(Charts and diagrams as code)
━━━━━━
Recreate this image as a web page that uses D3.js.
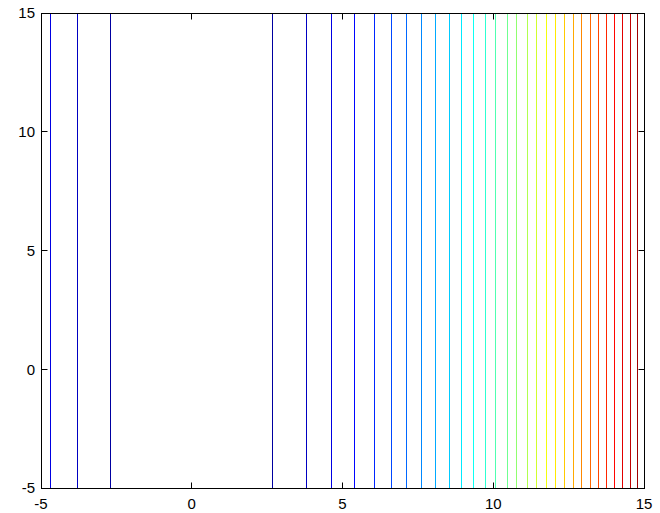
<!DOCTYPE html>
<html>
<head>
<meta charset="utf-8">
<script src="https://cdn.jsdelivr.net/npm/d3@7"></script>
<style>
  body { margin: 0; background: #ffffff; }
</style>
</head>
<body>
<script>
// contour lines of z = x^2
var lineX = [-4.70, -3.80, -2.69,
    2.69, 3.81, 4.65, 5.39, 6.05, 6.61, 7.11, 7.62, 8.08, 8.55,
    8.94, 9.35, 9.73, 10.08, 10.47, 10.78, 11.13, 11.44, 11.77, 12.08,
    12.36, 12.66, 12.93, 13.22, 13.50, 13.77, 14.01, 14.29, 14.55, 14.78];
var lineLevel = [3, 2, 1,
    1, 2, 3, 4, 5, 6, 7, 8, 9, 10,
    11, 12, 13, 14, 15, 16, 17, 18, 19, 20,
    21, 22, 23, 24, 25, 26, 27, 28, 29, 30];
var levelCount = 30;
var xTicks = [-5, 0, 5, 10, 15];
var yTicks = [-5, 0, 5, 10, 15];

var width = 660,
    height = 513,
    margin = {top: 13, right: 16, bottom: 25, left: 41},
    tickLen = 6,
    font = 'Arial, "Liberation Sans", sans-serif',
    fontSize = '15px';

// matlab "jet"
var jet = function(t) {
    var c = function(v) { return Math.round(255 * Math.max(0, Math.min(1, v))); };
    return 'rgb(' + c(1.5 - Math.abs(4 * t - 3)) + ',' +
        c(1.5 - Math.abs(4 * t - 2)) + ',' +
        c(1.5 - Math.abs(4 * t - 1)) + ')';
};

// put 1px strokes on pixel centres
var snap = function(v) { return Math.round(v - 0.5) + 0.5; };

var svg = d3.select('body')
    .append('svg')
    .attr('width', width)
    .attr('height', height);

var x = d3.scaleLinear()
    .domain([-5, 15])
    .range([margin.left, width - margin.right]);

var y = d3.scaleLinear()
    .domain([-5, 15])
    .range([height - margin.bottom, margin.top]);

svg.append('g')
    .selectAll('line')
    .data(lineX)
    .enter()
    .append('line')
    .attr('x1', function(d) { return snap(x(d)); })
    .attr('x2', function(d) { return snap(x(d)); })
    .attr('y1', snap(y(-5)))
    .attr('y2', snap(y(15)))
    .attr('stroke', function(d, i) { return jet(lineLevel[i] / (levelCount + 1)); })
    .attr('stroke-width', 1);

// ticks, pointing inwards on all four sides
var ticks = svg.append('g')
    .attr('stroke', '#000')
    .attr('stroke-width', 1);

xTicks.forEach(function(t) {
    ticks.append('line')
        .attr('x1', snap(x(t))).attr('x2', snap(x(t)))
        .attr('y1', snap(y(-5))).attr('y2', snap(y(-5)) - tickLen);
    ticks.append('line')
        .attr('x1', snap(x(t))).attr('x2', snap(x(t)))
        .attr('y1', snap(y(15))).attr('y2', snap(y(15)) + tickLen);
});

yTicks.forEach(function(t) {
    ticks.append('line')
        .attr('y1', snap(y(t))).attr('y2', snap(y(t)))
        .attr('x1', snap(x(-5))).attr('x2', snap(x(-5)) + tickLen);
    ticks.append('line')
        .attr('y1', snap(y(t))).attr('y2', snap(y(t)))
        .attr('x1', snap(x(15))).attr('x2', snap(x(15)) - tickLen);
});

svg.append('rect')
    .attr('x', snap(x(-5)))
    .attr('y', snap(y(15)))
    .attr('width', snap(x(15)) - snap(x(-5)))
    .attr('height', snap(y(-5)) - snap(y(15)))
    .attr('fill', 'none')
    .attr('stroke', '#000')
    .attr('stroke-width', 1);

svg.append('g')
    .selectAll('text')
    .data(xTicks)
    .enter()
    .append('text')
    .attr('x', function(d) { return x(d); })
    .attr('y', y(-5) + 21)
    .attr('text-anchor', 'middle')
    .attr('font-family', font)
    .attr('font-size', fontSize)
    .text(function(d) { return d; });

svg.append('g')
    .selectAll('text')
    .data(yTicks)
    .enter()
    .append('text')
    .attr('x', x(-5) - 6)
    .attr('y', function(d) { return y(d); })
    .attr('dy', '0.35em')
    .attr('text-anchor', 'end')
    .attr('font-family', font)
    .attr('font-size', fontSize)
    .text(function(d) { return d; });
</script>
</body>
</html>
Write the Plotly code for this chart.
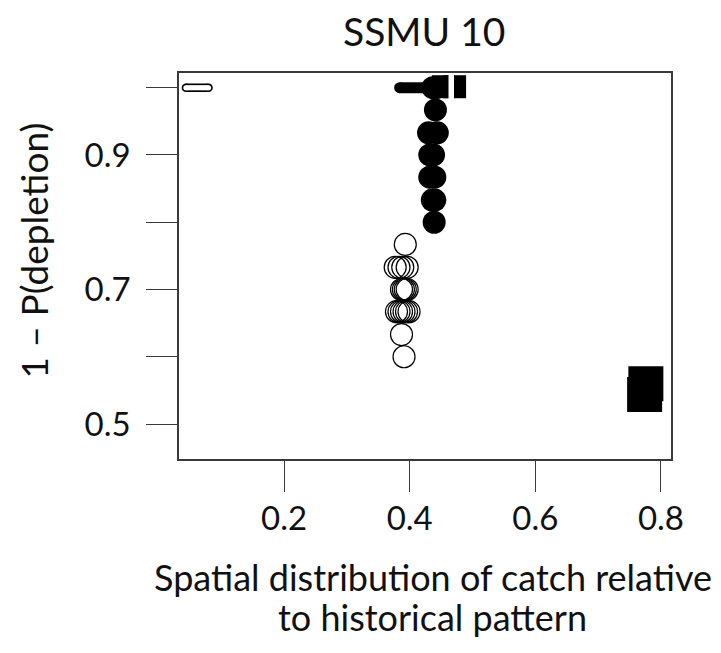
━━━━━━
TASK REQUIREMENTS: From the first line above down to the line with "var yTicks = [-5, 0, 5, 10, 15];", reproduce every line and no others, omitting pictures.

RESPONSE TO THIS EXERCISE:
Recreate this image as a web page that uses D3.js.
<!DOCTYPE html>
<html>
<head>
<meta charset="utf-8">
<script src="https://cdn.jsdelivr.net/npm/d3@7"></script>
<style>
  body { margin: 0; background: #ffffff; }
</style>
</head>
<body>
<script>
// contour lines of z = x^2
var lineX = [-4.70, -3.80, -2.69,
    2.69, 3.81, 4.65, 5.39, 6.05, 6.61, 7.11, 7.62, 8.08, 8.55,
    8.94, 9.35, 9.73, 10.08, 10.47, 10.78, 11.13, 11.44, 11.77, 12.08,
    12.36, 12.66, 12.93, 13.22, 13.50, 13.77, 14.01, 14.29, 14.55, 14.78];
var lineLevel = [3, 2, 1,
    1, 2, 3, 4, 5, 6, 7, 8, 9, 10,
    11, 12, 13, 14, 15, 16, 17, 18, 19, 20,
    21, 22, 23, 24, 25, 26, 27, 28, 29, 30];
var levelCount = 30;
var xTicks = [-5, 0, 5, 10, 15];
var yTicks = [-5, 0, 5, 10, 15];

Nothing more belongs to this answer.